Goal of the exercise:
Retype the data exactly, from its first line to the line containing "import * as", including both, and skip any picture.

Dataset section:
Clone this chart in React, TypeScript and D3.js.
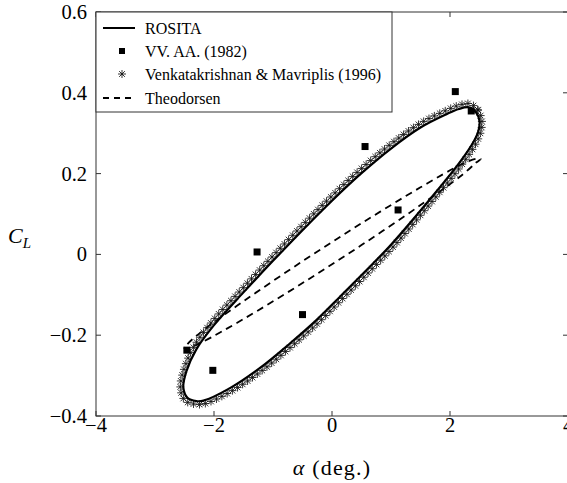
import React, { useEffect, useRef } from "react";
import * as d3 from "d3";

// ROSITA loop (alpha in deg, CL)
const rositaAlpha = [2.5, 2.44, 2.32, 2.15, 1.94, 1.5, 1.0, 0.5, 0.0, -0.5, -1.0, -1.5, -2.0, -2.3, -2.47, -2.52, -2.45, -2.3, -2.18, -1.73, -1.22, -0.71, -0.26, 0.14, 0.59, 1.0, 1.72, 2.17, 2.4, 2.48];
const rositaCL = [0.33, 0.352, 0.364, 0.36, 0.347, 0.314, 0.262, 0.201, 0.133, 0.06, -0.016, -0.094, -0.175, -0.235, -0.29, -0.33, -0.355, -0.363, -0.362, -0.331, -0.281, -0.22, -0.162, -0.104, -0.038, 0.024, 0.147, 0.229, 0.279, 0.305];

// Venkatakrishnan & Mavriplis (1996) loop
const vmAlpha = [2.54, 2.47, 2.33, 2.15, 1.93, 1.48, 0.98, 0.48, -0.02, -0.52, -1.02, -1.52, -2.03, -2.34, -2.51, -2.57, -2.49, -2.31, -2.17, -1.71, -1.2, -0.69, -0.24, 0.16, 0.61, 1.02, 1.74, 2.2, 2.44, 2.52];
const vmCL = [0.33, 0.358, 0.373, 0.369, 0.356, 0.323, 0.271, 0.21, 0.142, 0.069, -0.007, -0.085, -0.166, -0.228, -0.285, -0.33, -0.362, -0.371, -0.37, -0.339, -0.289, -0.228, -0.17, -0.112, -0.046, 0.016, 0.139, 0.222, 0.275, 0.303];

// VV. AA. (1982) experimental points
const expAlpha = [-2.46, -2.02, -1.27, -0.5, 0.56, 1.12, 2.09, 2.36];
const expCL = [-0.237, -0.287, 0.006, -0.149, 0.267, 0.11, 0.403, 0.355];

// Theodorsen loop
const theoAlpha = [-2.5, -2.45, -2.2, -1.5, -0.5, 0.5, 1.5, 2.2, 2.45, 2.52, 2.45, 2.2, 1.5, 0.5, -0.5, -1.5, -2.2, -2.45];
const theoCL = [-0.233, -0.222, -0.19, -0.116, -0.017, 0.077, 0.166, 0.223, 0.237, 0.236, 0.228, 0.196, 0.122, 0.023, -0.071, -0.16, -0.217, -0.233];

const xTicks = [-4, -2, 0, 2, 4];
const yTicks = [-0.4, -0.2, 0, 0.2, 0.4, 0.6];
const legendLabels = ["ROSITA", "VV. AA. (1982)", "Venkatakrishnan & Mavriplis (1996)", "Theodorsen"];

const W = 567;
const H = 483;
const FONT = "'Liberation Serif', 'Times New Roman', Times, serif";

export default function App() {
  const svgRef = useRef<SVGSVGElement>(null);

  useEffect(() => {
    const svg = d3.select(svgRef.current);
    svg.selectAll("*").remove();

    const x = d3.scaleLinear().domain([-4, 4]).range([96, 568]);
    const y = d3.scaleLinear().domain([-0.4, 0.6]).range([416, 12]);

    const pts = (a: number[], c: number[]) => a.map((v, i) => [v, c[i]] as [number, number]);
    const line = d3.line<[number, number]>()
      .x(d => x(d[0]))
      .y(d => y(d[1]))
      .curve(d3.curveCatmullRomClosed.alpha(0.5));

    // Theodorsen
    svg.append("path")
      .attr("d", line(pts(theoAlpha, theoCL)))
      .attr("fill", "none")
      .attr("stroke", "#000")
      .attr("stroke-width", 1.8)
      .attr("stroke-dasharray", "7,5");

    // asterisks along the V&M loop
    const vmPath = svg.append("path")
      .attr("d", line(pts(vmAlpha, vmCL)))
      .attr("fill", "none")
      .attr("stroke", "none");
    const node = vmPath.node() as SVGPathElement;
    const len = node.getTotalLength();
    const step = 6;
    const r = 4;
    const star = (g: any, cx: number, cy: number) => {
      const s = g.append("g").attr("transform", `translate(${cx},${cy})`)
        .attr("stroke", "#111").attr("stroke-width", 0.85);
      s.append("line").attr("x1", 0).attr("y1", -r).attr("x2", 0).attr("y2", r);
      s.append("line").attr("x1", -r).attr("y1", 0).attr("x2", r).attr("y2", 0);
      const k = r * 0.72;
      s.append("line").attr("x1", -k).attr("y1", -k).attr("x2", k).attr("y2", k);
      s.append("line").attr("x1", -k).attr("y1", k).attr("x2", k).attr("y2", -k);
    };
    const starG = svg.append("g");
    for (let l = 0; l < len; l += step) {
      const p = node.getPointAtLength(l);
      star(starG, p.x, p.y);
    }

    // ROSITA
    svg.append("path")
      .attr("d", line(pts(rositaAlpha, rositaCL)))
      .attr("fill", "none")
      .attr("stroke", "#000")
      .attr("stroke-width", 2.2);

    // experimental squares
    svg.append("g").selectAll("rect")
      .data(pts(expAlpha, expCL))
      .enter().append("rect")
      .attr("x", d => x(d[0]) - 3.5)
      .attr("y", d => y(d[1]) - 3.5)
      .attr("width", 7)
      .attr("height", 7)
      .attr("fill", "#000");

    // frame + ticks
    const axisColor = "#333";
    svg.append("rect")
      .attr("x", 96).attr("y", 12).attr("width", 472).attr("height", 404)
      .attr("fill", "none").attr("stroke", axisColor).attr("stroke-width", 1);
    xTicks.forEach(t => {
      svg.append("line").attr("x1", x(t)).attr("x2", x(t)).attr("y1", 416).attr("y2", 411)
        .attr("stroke", axisColor);
      svg.append("line").attr("x1", x(t)).attr("x2", x(t)).attr("y1", 12).attr("y2", 17)
        .attr("stroke", axisColor);
      svg.append("text").attr("x", x(t)).attr("y", 432)
        .attr("text-anchor", "middle").attr("font-family", FONT).attr("font-size", 20.5)
        .text(t < 0 ? `\u2212${Math.abs(t)}` : `${t}`);
    });
    yTicks.forEach(t => {
      svg.append("line").attr("x1", 96).attr("x2", 101).attr("y1", y(t)).attr("y2", y(t))
        .attr("stroke", axisColor);
      svg.append("line").attr("x1", 568).attr("x2", 563).attr("y1", y(t)).attr("y2", y(t))
        .attr("stroke", axisColor);
      const lab = t === 0 ? "0" : (t < 0 ? "\u2212" : "") + Math.abs(t).toFixed(1);
      svg.append("text").attr("x", 87).attr("y", y(t) + 7)
        .attr("text-anchor", "end").attr("font-family", FONT).attr("font-size", 20.5)
        .text(lab);
    });

    // axis titles
    const yl = svg.append("text").attr("x", 8).attr("y", 243)
      .attr("font-family", FONT).attr("font-size", 22).attr("font-style", "italic");
    yl.append("tspan").text("C");
    yl.append("tspan").attr("dy", 5).attr("font-size", 15).text("L");

    const xl = svg.append("text").attr("x", 332).attr("y", 475)
      .attr("text-anchor", "middle").attr("font-family", FONT).attr("font-size", 22)
      .attr("letter-spacing", 1.2);
    xl.append("tspan").attr("font-style", "italic").text("\u03b1");
    xl.append("tspan").text(" (deg.)");

    // legend
    const lg = svg.append("g");
    lg.append("rect").attr("x", 96).attr("y", 12).attr("width", 296).attr("height", 100)
      .attr("fill", "#fff").attr("stroke", axisColor).attr("stroke-width", 1);
    const rowY = [28, 51, 74, 98];
    legendLabels.forEach((lab, i) => {
      lg.append("text").attr("x", 145).attr("y", rowY[i] + 5.5)
        .attr("font-family", FONT).attr("font-size", 16).text(lab);
    });
    lg.append("line").attr("x1", 103).attr("x2", 135).attr("y1", rowY[0]).attr("y2", rowY[0])
      .attr("stroke", "#000").attr("stroke-width", 2);
    lg.append("rect").attr("x", 119).attr("y", rowY[1] - 3).attr("width", 6).attr("height", 6).attr("fill", "#000");
    star(lg, 122, rowY[2]);
    lg.append("line").attr("x1", 103).attr("x2", 135).attr("y1", rowY[3]).attr("y2", rowY[3])
      .attr("stroke", "#000").attr("stroke-width", 1.8).attr("stroke-dasharray", "6,5");
  }, []);

  return (
    <div style={{ position: "absolute", left: 0, top: 0 }}>
      <svg ref={svgRef} width={W} height={H} style={{ display: "block", background: "#fff" }} />
    </div>
  );
}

Exercise response:
Clone this chart in React, TypeScript and D3.js.
import React, { useEffect, useRef } from "react";
import * as d3 from "d3";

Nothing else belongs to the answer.